Turbo cancers
Nature
Since the start of the Covid-19 pandemic, there have been increasing numbers of cases of a rapid, aggressive onset of cancer in individuals who were previously healthy, in remission, or without prior cancer diagnoses.Turbo cancers are being described as malignancies that manifest and metastasize within days, weeks, or a few months of first detection. These cancers develop far faster than conventional tumor growth patterns. Not only do these cancers display unexpected severity, they also seem to respond poorly to treatment. Another factor that seems to set them apart is their demographic profile. Otherwise healthy individuals, often much younger than expected, with no significant risk factors, present signs of this rapidly fatal disease shortly after an immune-triggering event such as SARS-CoV-2 infection or an mRNA COVID vaccination.
Background
Although turbo cancer is not a formally recognized medical classification, such as the ICD-10 or the World Health Organization's oncology taxonomies, the term has been increasingly used to characterize a distinct clinical pattern cancers observed since the onset of the pandemic and the widespread rollout of mRNA-based vaccines.
Turbo cancer cases often appear shortly after immune system activation, which suggests a probable immunological or inflammatory mechanism. Some hypotheses are being proposed including impaired T-cell and/or NK-cell surveillance, persistent cytokine signals and stress-induced oncogenesis.
Incidence
Between 2022 and 2024, a marked and concerning rise in cancer incidence has been documented across numerous peer-reviewed studies with a mounting evidence that this trend may be linked to exposures unique to the SARS-CoV-2 virus and the widespread administration of mRNA vaccines produced by Pfizer-BioNTech and Moderna. These increases are not only significant in magnitude but also alarming in the demographics affected. Cancers are increasingly diagnosed in younger adults. This trend deviates sharply from historical baselines. Data from the UK, for instance, revealed a 6.7% rise in breast cancer diagnoses in 2022, particularly among women under 50. In Canada, breast cancer diagnoses rose by 13% and colorectal cancers by 8% in 2022. Younger adults aged between 20-39 well surpassed pre-pandemic levels. The US SEER registry and CDC data also report an accelerated increase in cancer incidence since 2021, especially among individuals aged 20-39 with overall rates growing 1.15% annually since 2005 but the rising more dramatically post-2020.. Similarly, a large Nordic registry analysis identified a significant increase in advanced-Stage III-IV cancers in 2021-2022 following diagnostic delays in 2020. Breast, lung, and colorectal cancers sharply exceeded pre-pandemic levels. Finally, a Polish cohort study covering 3.5 million individuals reported a similar surge in late-stage breast, head and neck, and colorectal cancers by late 2022.

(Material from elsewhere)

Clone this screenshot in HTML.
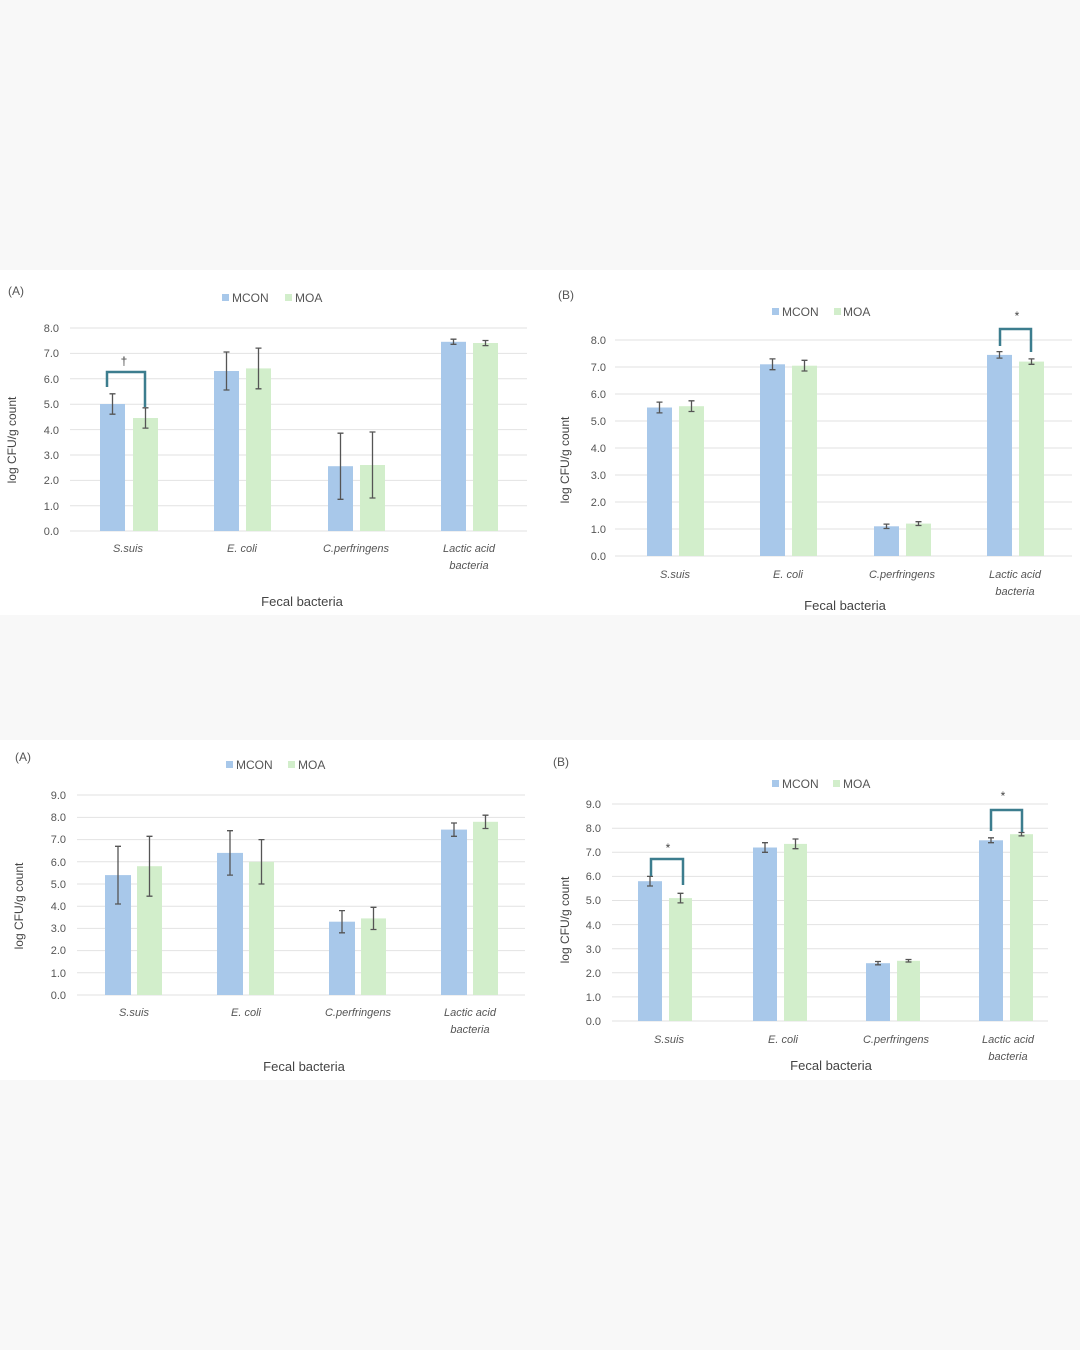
<!DOCTYPE html>
<html><head><meta charset="utf-8"><style>
html,body{margin:0;padding:0;background:#f8f8f8;}
svg{display:block;font-family:"Liberation Sans",sans-serif;}
.t{font-size:11px;fill:#555;text-anchor:end}
.c{font-size:11px;fill:#555;font-style:italic;text-anchor:middle}
.a{font-size:13px;fill:#444;text-anchor:middle}
.l{font-size:12px;fill:#555}
.g{stroke:#e2e2e2;stroke-width:1}
.b{fill:#a8c8ea}.m{fill:#d2eecb}
.e{stroke:#555;stroke-width:1.3;fill:none}
.k{stroke:#3c7d8e;stroke-width:2.5;fill:none}
</style></head><body>
<svg width="1080" height="1350" viewBox="0 0 1080 1350">
<rect x="0" y="270" width="1080" height="345" fill="#fff"/>
<rect x="0" y="740" width="1080" height="340" fill="#fff"/>

<!-- A1 -->
<g>
<text x="8" y="295" class="l">(A)</text>
<rect x="222" y="294" width="7" height="7" class="b"/><text x="232" y="302" class="l">MCON</text>
<rect x="285" y="294" width="7" height="7" class="m"/><text x="295" y="302" class="l">MOA</text>
<line x1="70" x2="527" y1="328" y2="328" class="g"/><line x1="70" x2="527" y1="353.4" y2="353.4" class="g"/><line x1="70" x2="527" y1="378.8" y2="378.8" class="g"/><line x1="70" x2="527" y1="404.2" y2="404.2" class="g"/><line x1="70" x2="527" y1="429.6" y2="429.6" class="g"/><line x1="70" x2="527" y1="455" y2="455" class="g"/><line x1="70" x2="527" y1="480.4" y2="480.4" class="g"/><line x1="70" x2="527" y1="505.8" y2="505.8" class="g"/><line x1="70" x2="527" y1="531" y2="531" class="g"/>
<text x="59" y="332" class="t">8.0</text><text x="59" y="357" class="t">7.0</text><text x="59" y="383" class="t">6.0</text><text x="59" y="408" class="t">5.0</text><text x="59" y="434" class="t">4.0</text><text x="59" y="459" class="t">3.0</text><text x="59" y="484" class="t">2.0</text><text x="59" y="510" class="t">1.0</text><text x="59" y="535" class="t">0.0</text>
<text class="a" transform="translate(16,440) rotate(-90)" style="font-size:12px">log CFU/g count</text>
<rect x="100" y="404" width="25" height="127" class="b"/><rect x="133" y="418" width="25" height="113" class="m"/>
<rect x="214" y="371" width="25" height="160" class="b"/><rect x="246" y="368.4" width="25" height="162.6" class="m"/>
<rect x="328" y="466.2" width="25" height="64.8" class="b"/><rect x="360" y="465" width="25" height="66" class="m"/>
<rect x="441" y="341.8" width="25" height="189.2" class="b"/><rect x="473" y="343" width="25" height="188" class="m"/>
<path class="e" d="M112.5 414.2V393.8M109.5 414.2h6M109.5 393.8h6 M145.5 428.1V407.8M142.5 428.1h6M142.5 407.8h6 M226.5 390V352M223.5 390h6M223.5 352h6 M258.5 388.8V348.1M255.5 388.8h6M255.5 348.1h6 M340.5 499.3V433.2M337.5 499.3h6M337.5 433.2h6 M372.5 498V432M369.5 498h6M369.5 432h6 M453.5 344.3V339.2M450.5 344.3h6M450.5 339.2h6 M485.5 345.6V340.5M482.5 345.6h6M482.5 340.5h6"/>
<path class="k" d="M107 387V372H145V407"/>
<text x="124" y="365" class="a" style="font-size:12px">†</text>
<text x="128" y="552" class="c">S.suis</text><text x="242" y="552" class="c">E. coli</text><text x="356" y="552" class="c">C.perfringens</text><text x="469" y="552" class="c">Lactic acid</text><text x="469" y="569" class="c">bacteria</text>
<text x="302" y="606" class="a">Fecal bacteria</text>
</g>

<!-- B1 -->
<g>
<text x="558" y="299" class="l">(B)</text>
<rect x="772" y="308" width="7" height="7" class="b"/><text x="782" y="316" class="l">MCON</text>
<rect x="834" y="308" width="7" height="7" class="m"/><text x="843" y="316" class="l">MOA</text>
<line x1="615" x2="1072" y1="340" y2="340" class="g"/><line x1="615" x2="1072" y1="367" y2="367" class="g"/><line x1="615" x2="1072" y1="394" y2="394" class="g"/><line x1="615" x2="1072" y1="421" y2="421" class="g"/><line x1="615" x2="1072" y1="448" y2="448" class="g"/><line x1="615" x2="1072" y1="475" y2="475" class="g"/><line x1="615" x2="1072" y1="502" y2="502" class="g"/><line x1="615" x2="1072" y1="529" y2="529" class="g"/><line x1="615" x2="1072" y1="556" y2="556" class="g"/>
<text x="606" y="344" class="t">8.0</text><text x="606" y="371" class="t">7.0</text><text x="606" y="398" class="t">6.0</text><text x="606" y="425" class="t">5.0</text><text x="606" y="452" class="t">4.0</text><text x="606" y="479" class="t">3.0</text><text x="606" y="506" class="t">2.0</text><text x="606" y="533" class="t">1.0</text><text x="606" y="560" class="t">0.0</text>
<text class="a" transform="translate(569,460) rotate(-90)" style="font-size:12px">log CFU/g count</text>
<rect x="647" y="407.5" width="25" height="148.5" class="b"/><rect x="679" y="406.2" width="25" height="149.8" class="m"/>
<rect x="760" y="364.3" width="25" height="191.7" class="b"/><rect x="792" y="365.7" width="25" height="190.3" class="m"/>
<rect x="874" y="526.3" width="25" height="29.7" class="b"/><rect x="906" y="523.6" width="25" height="32.4" class="m"/>
<rect x="987" y="354.9" width="25" height="201.1" class="b"/><rect x="1019" y="361.6" width="25" height="194.4" class="m"/>
<path class="e" d="M659.5 412.9V402.1M656.5 412.9h6M656.5 402.1h6 M691.5 411.5V400.8M688.5 411.5h6M688.5 400.8h6 M772.5 369.7V358.9M769.5 369.7h6M769.5 358.9h6 M804.5 371V360.3M801.5 371h6M801.5 360.3h6 M886.5 528.5V524.1M883.5 528.5h6M883.5 524.1h6 M918.5 525.5V521.7M915.5 525.5h6M915.5 521.7h6 M999.5 358.1V351.6M996.5 358.1h6M996.5 351.6h6 M1031.5 364.3V358.9M1028.5 364.3h6M1028.5 358.9h6"/>
<path class="k" d="M1000 346V329H1031V352"/>
<text x="1017" y="320" class="a" style="font-size:12px">*</text>
<text x="675" y="578" class="c">S.suis</text><text x="788" y="578" class="c">E. coli</text><text x="902" y="578" class="c">C.perfringens</text><text x="1015" y="578" class="c">Lactic acid</text><text x="1015" y="595" class="c">bacteria</text>
<text x="845" y="610" class="a">Fecal bacteria</text>
</g>

<!-- A2 -->
<g>
<text x="15" y="761" class="l">(A)</text>
<rect x="226" y="761" width="7" height="7" class="b"/><text x="236" y="769" class="l">MCON</text>
<rect x="288" y="761" width="7" height="7" class="m"/><text x="298" y="769" class="l">MOA</text>
<line x1="77" x2="525" y1="795" y2="795" class="g"/><line x1="77" x2="525" y1="817.4" y2="817.4" class="g"/><line x1="77" x2="525" y1="839.6" y2="839.6" class="g"/><line x1="77" x2="525" y1="861.8" y2="861.8" class="g"/><line x1="77" x2="525" y1="884" y2="884" class="g"/><line x1="77" x2="525" y1="906.2" y2="906.2" class="g"/><line x1="77" x2="525" y1="928.4" y2="928.4" class="g"/><line x1="77" x2="525" y1="950.6" y2="950.6" class="g"/><line x1="77" x2="525" y1="972.8" y2="972.8" class="g"/><line x1="77" x2="525" y1="995" y2="995" class="g"/>
<text x="66" y="799" class="t">9.0</text><text x="66" y="821" class="t">8.0</text><text x="66" y="843" class="t">7.0</text><text x="66" y="866" class="t">6.0</text><text x="66" y="888" class="t">5.0</text><text x="66" y="910" class="t">4.0</text><text x="66" y="932" class="t">3.0</text><text x="66" y="954" class="t">2.0</text><text x="66" y="977" class="t">1.0</text><text x="66" y="999" class="t">0.0</text>
<text class="a" transform="translate(23,906) rotate(-90)" style="font-size:12px">log CFU/g count</text>
<rect x="105" y="875.1" width="26" height="119.9" class="b"/><rect x="137" y="866.2" width="25" height="128.8" class="m"/>
<rect x="217" y="852.9" width="26" height="142.1" class="b"/><rect x="249" y="861.8" width="25" height="133.2" class="m"/>
<rect x="329" y="921.7" width="26" height="73.3" class="b"/><rect x="361" y="918.4" width="25" height="76.6" class="m"/>
<rect x="441" y="829.6" width="26" height="165.4" class="b"/><rect x="473" y="821.8" width="25" height="173.2" class="m"/>
<path class="e" d="M118 904V846.3M115 904h6M115 846.3h6 M149.5 896.2V836.3M146.5 896.2h6M146.5 836.3h6 M230 875.1V830.7M227 875.1h6M227 830.7h6 M261.5 884V839.6M258.5 884h6M258.5 839.6h6 M342 932.8V910.6M339 932.8h6M339 910.6h6 M373.5 929.5V907.3M370.5 929.5h6M370.5 907.3h6 M454 836.3V823M451 836.3h6M451 823h6 M485.5 828.5V815.2M482.5 828.5h6M482.5 815.2h6"/>
<text x="134" y="1016" class="c">S.suis</text><text x="246" y="1016" class="c">E. coli</text><text x="358" y="1016" class="c">C.perfringens</text><text x="470" y="1016" class="c">Lactic acid</text><text x="470" y="1033" class="c">bacteria</text>
<text x="304" y="1071" class="a">Fecal bacteria</text>
</g>

<!-- B2 -->
<g>
<text x="553" y="766" class="l">(B)</text>
<rect x="772" y="780" width="7" height="7" class="b"/><text x="782" y="788" class="l">MCON</text>
<rect x="833" y="780" width="7" height="7" class="m"/><text x="843" y="788" class="l">MOA</text>
<line x1="612" x2="1048" y1="804" y2="804" class="g"/><line x1="612" x2="1048" y1="828.2" y2="828.2" class="g"/><line x1="612" x2="1048" y1="852.3" y2="852.3" class="g"/><line x1="612" x2="1048" y1="876.4" y2="876.4" class="g"/><line x1="612" x2="1048" y1="900.5" y2="900.5" class="g"/><line x1="612" x2="1048" y1="924.6" y2="924.6" class="g"/><line x1="612" x2="1048" y1="948.7" y2="948.7" class="g"/><line x1="612" x2="1048" y1="972.8" y2="972.8" class="g"/><line x1="612" x2="1048" y1="996.9" y2="996.9" class="g"/><line x1="612" x2="1048" y1="1021" y2="1021" class="g"/>
<text x="601" y="808" class="t">9.0</text><text x="601" y="832" class="t">8.0</text><text x="601" y="856" class="t">7.0</text><text x="601" y="880" class="t">6.0</text><text x="601" y="904" class="t">5.0</text><text x="601" y="929" class="t">4.0</text><text x="601" y="953" class="t">3.0</text><text x="601" y="977" class="t">2.0</text><text x="601" y="1001" class="t">1.0</text><text x="601" y="1025" class="t">0.0</text>
<text class="a" transform="translate(569,920) rotate(-90)" style="font-size:12px">log CFU/g count</text>
<rect x="638" y="881.2" width="24" height="139.8" class="b"/><rect x="669" y="898.1" width="23" height="122.9" class="m"/>
<rect x="753" y="847.5" width="24" height="173.5" class="b"/><rect x="784" y="843.9" width="23" height="177.1" class="m"/>
<rect x="866" y="963.2" width="24" height="57.8" class="b"/><rect x="897" y="960.8" width="23" height="60.2" class="m"/>
<rect x="979" y="840.3" width="24" height="180.7" class="b"/><rect x="1010" y="834.2" width="23" height="186.8" class="m"/>
<path class="e" d="M650 886V876.4M647 886h6M647 876.4h6 M680.5 902.9V893.3M677.5 902.9h6M677.5 893.3h6 M765 852.3V842.7M762 852.3h6M762 842.7h6 M795.5 848.7V839M792.5 848.7h6M792.5 839h6 M878 964.8V961.5M875 964.8h6M875 961.5h6 M908.5 962V959.5M905.5 962h6M905.5 959.5h6 M991 842.7V837.8M988 842.7h6M988 837.8h6 M1021.5 835.9V832.5M1018.5 835.9h6M1018.5 832.5h6"/>
<path class="k" d="M651 876V859H683V885"/>
<path class="k" d="M991 831V810H1022V832"/>
<text x="668" y="852" class="a" style="font-size:12px">*</text>
<text x="1003" y="800" class="a" style="font-size:12px">*</text>
<text x="669" y="1043" class="c">S.suis</text><text x="783" y="1043" class="c">E. coli</text><text x="896" y="1043" class="c">C.perfringens</text><text x="1008" y="1043" class="c">Lactic acid</text><text x="1008" y="1060" class="c">bacteria</text>
<text x="831" y="1070" class="a">Fecal bacteria</text>
</g>
</svg>
</body></html>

Importantly, these alarming rebounds are not confined to high-risk or elderly populations but are disproportionately impacting younger cohorts who traditionally face lower cancer risk. In the US, men aged 30-50 are experiencing the sharpest increases in head and neck cancers. Furthermore, a study analyzing Google Trends identified a surge in public internet searches for cancer symptoms beginning in 2022. This very likely reflects a very real increase in symptom burden or a rapid inexplicable onset of the disease. This trend is being most observed in highly vaccinated nations with otherwise robust healthcare access. While the medical establishment's and government health agencies' explanations center around disrupted screening and delayed diagnosis, the continued rise in cancer cases--despite the official end of the pandemic--suggests the involvement of far more insidious biological drivers. The only globally ubiquitous novel exposures during this time were SARS-CoV-2 viral infections and the unprecedented deployment of mRNA vaccine platforms, which operate through systemic lipid nanoparticle delivery and synthetic RNA constructs that are capable of modifying host immune responses for unknown time durations.